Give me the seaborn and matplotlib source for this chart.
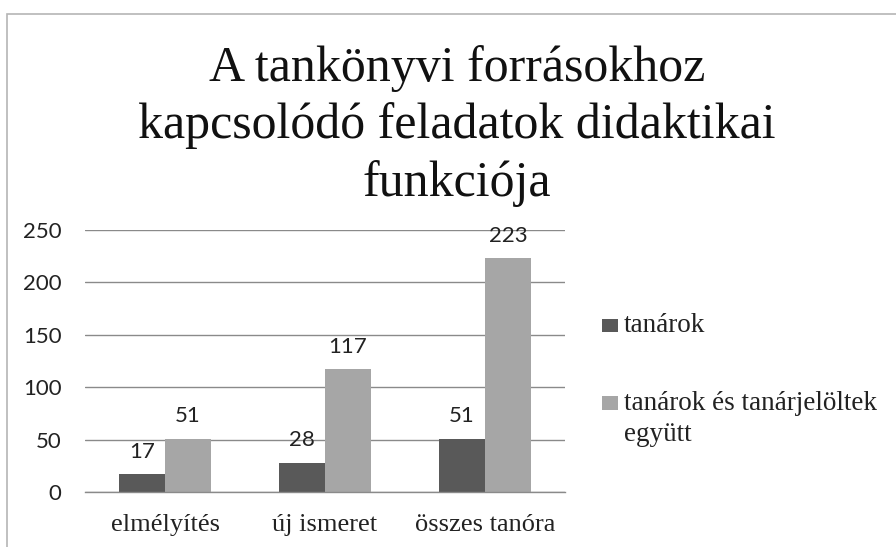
import matplotlib
matplotlib.use("Agg")
import matplotlib.pyplot as plt
import seaborn as sns
import pandas as pd
from matplotlib.patches import Rectangle

categories = ["elmélyítés", "új ismeret", "összes tanóra"]
series_names = ["tanárok", "tanárok és tanárjelöltek együtt"]
tanarok = [17, 28, 51]
egyutt = [51, 117, 223]
legend_labels = ["tanárok", "tanárok és tanárjelöltek\negyütt"]
title = "A tankönyvi forrásokhoz\nkapcsolódó feladatok didaktikai\nfunkciója"

df = pd.DataFrame({
    "kategória": categories * 2,
    "sorozat": [series_names[0]] * 3 + [series_names[1]] * 3,
    "érték": tanarok + egyutt,
})

sns.set_theme(style="white")
serif = ["Liberation Serif", "DejaVu Serif"]
sans = ["Lato", "DejaVu Sans"]

fig = plt.figure(figsize=(8.96, 5.47), dpi=100)
ax = fig.add_axes([85 / 896, 1 - 492 / 547, 480 / 896, 262 / 547])

sns.barplot(data=df, x="kategória", y="érték", hue="sorozat",
            palette=["#595959", "#a6a6a6"], width=0.575, gap=0,
            saturation=1, ax=ax, edgecolor="none")

ax.set_ylim(0, 250)
ax.set_yticks([0, 50, 100, 150, 200, 250])
ax.yaxis.grid(True, color="#8a8a8a", linewidth=1)
ax.set_axisbelow(True)
for s in ["top", "right", "left"]:
    ax.spines[s].set_visible(False)
ax.spines["bottom"].set_color("#8a8a8a")
ax.spines["bottom"].set_linewidth(1)
ax.set_xlabel("")
ax.set_ylabel("")
ax.tick_params(axis="y", length=0, pad=17, labelsize=16, colors="#222222")
ax.tick_params(axis="x", length=0, pad=16, labelsize=19, colors="#222222")
for lab in ax.get_yticklabels():
    lab.set_family(sans)
for lab in ax.get_xticklabels():
    lab.set_family(serif)

for cont in ax.containers:
    lbls = ax.bar_label(cont, padding=9, fontsize=16, color="#222222")
    for t in lbls:
        t.set_family(sans)

handles, _ = ax.get_legend_handles_labels()
leg = ax.legend(handles, legend_labels, loc="upper left",
                bbox_to_anchor=(602 / 896, 1 - 313 / 547),
                bbox_transform=fig.transFigure, frameon=False,
                prop={"family": serif, "size": 19.5},
                handlelength=0.6, handleheight=1.0, handletextpad=0.2,
                labelspacing=1.95, borderaxespad=0, borderpad=0)
for t in leg.get_texts():
    t.set_color("#222222")
    t.set_linespacing(1.3)
# square marker aligned with the first text line, as in the reference
for col in leg._legend_handle_box.get_children():
    for row in col.get_children():
        row.align = "top"
for h in leg.legend_handles:
    full = h.get_height()
    h.set_height(full * 0.55)
    h.set_y(h.get_y() + full * 0.22)

fig.text(0.51, 1 - 126 / 547, title, ha="center", va="center",
         family=serif, fontsize=36, linespacing=1.28, color="#111111")

fig.patches.append(Rectangle((7 / 896, -0.1), 1.2, 1 - 14 / 547 + 0.1,
                             transform=fig.transFigure, fill=False,
                             edgecolor="#b5b5b5", linewidth=1.2))

fig.savefig("out.png", dpi=100)
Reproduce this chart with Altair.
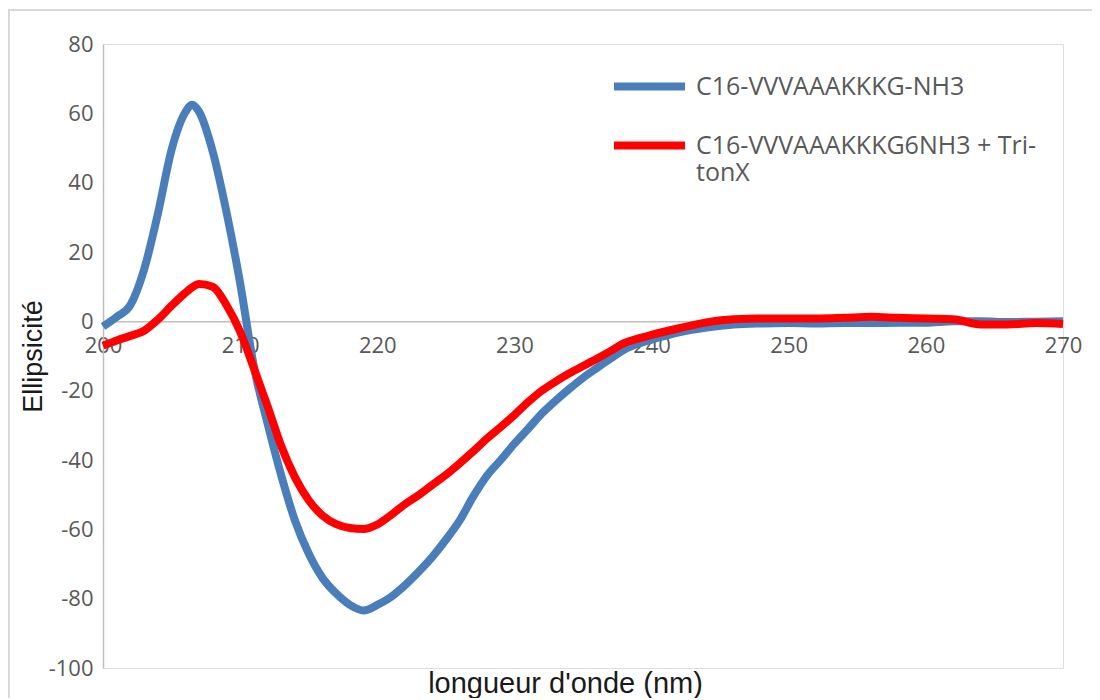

::::

§ **TASK OBJECTIVE**
The pictures should not be reproduced; quote all of the other material exactly.

§ **TASK RESULT**
Give me the seaborn and matplotlib source for this chart.
import matplotlib
matplotlib.use("Agg")
import matplotlib.pyplot as plt
import seaborn as sns
import pandas as pd
from matplotlib.patches import Rectangle

categories = ["elmélyítés", "új ismeret", "összes tanóra"]
series_names = ["tanárok", "tanárok és tanárjelöltek együtt"]
tanarok = [17, 28, 51]
egyutt = [51, 117, 223]
legend_labels = ["tanárok", "tanárok és tanárjelöltek\negyütt"]
title = "A tankönyvi forrásokhoz\nkapcsolódó feladatok didaktikai\nfunkciója"

df = pd.DataFrame({
    "kategória": categories * 2,
    "sorozat": [series_names[0]] * 3 + [series_names[1]] * 3,
    "érték": tanarok + egyutt,
})

sns.set_theme(style="white")
serif = ["Liberation Serif", "DejaVu Serif"]
sans = ["Lato", "DejaVu Sans"]

fig = plt.figure(figsize=(8.96, 5.47), dpi=100)
ax = fig.add_axes([85 / 896, 1 - 492 / 547, 480 / 896, 262 / 547])

sns.barplot(data=df, x="kategória", y="érték", hue="sorozat",
            palette=["#595959", "#a6a6a6"], width=0.575, gap=0,
            saturation=1, ax=ax, edgecolor="none")

ax.set_ylim(0, 250)
ax.set_yticks([0, 50, 100, 150, 200, 250])
ax.yaxis.grid(True, color="#8a8a8a", linewidth=1)
ax.set_axisbelow(True)
for s in ["top", "right", "left"]:
    ax.spines[s].set_visible(False)
ax.spines["bottom"].set_color("#8a8a8a")
ax.spines["bottom"].set_linewidth(1)
ax.set_xlabel("")
ax.set_ylabel("")
ax.tick_params(axis="y", length=0, pad=17, labelsize=16, colors="#222222")
ax.tick_params(axis="x", length=0, pad=16, labelsize=19, colors="#222222")
for lab in ax.get_yticklabels():
    lab.set_family(sans)
for lab in ax.get_xticklabels():
    lab.set_family(serif)

for cont in ax.containers:
    lbls = ax.bar_label(cont, padding=9, fontsize=16, color="#222222")
    for t in lbls:
        t.set_family(sans)

handles, _ = ax.get_legend_handles_labels()
leg = ax.legend(handles, legend_labels, loc="upper left",
                bbox_to_anchor=(602 / 896, 1 - 313 / 547),
                bbox_transform=fig.transFigure, frameon=False,
                prop={"family": serif, "size": 19.5},
                handlelength=0.6, handleheight=1.0, handletextpad=0.2,
                labelspacing=1.95, borderaxespad=0, borderpad=0)
for t in leg.get_texts():
    t.set_color("#222222")
    t.set_linespacing(1.3)
# square marker aligned with the first text line, as in the reference
for col in leg._legend_handle_box.get_children():
    for row in col.get_children():
        row.align = "top"
for h in leg.legend_handles:
    full = h.get_height()
    h.set_height(full * 0.55)
    h.set_y(h.get_y() + full * 0.22)

fig.text(0.51, 1 - 126 / 547, title, ha="center", va="center",
         family=serif, fontsize=36, linespacing=1.28, color="#111111")

fig.patches.append(Rectangle((7 / 896, -0.1), 1.2, 1 - 14 / 547 + 0.1,
                             transform=fig.transFigure, fill=False,
                             edgecolor="#b5b5b5", linewidth=1.2))

fig.savefig("out.png", dpi=100)
Reproduce this chart with Altair.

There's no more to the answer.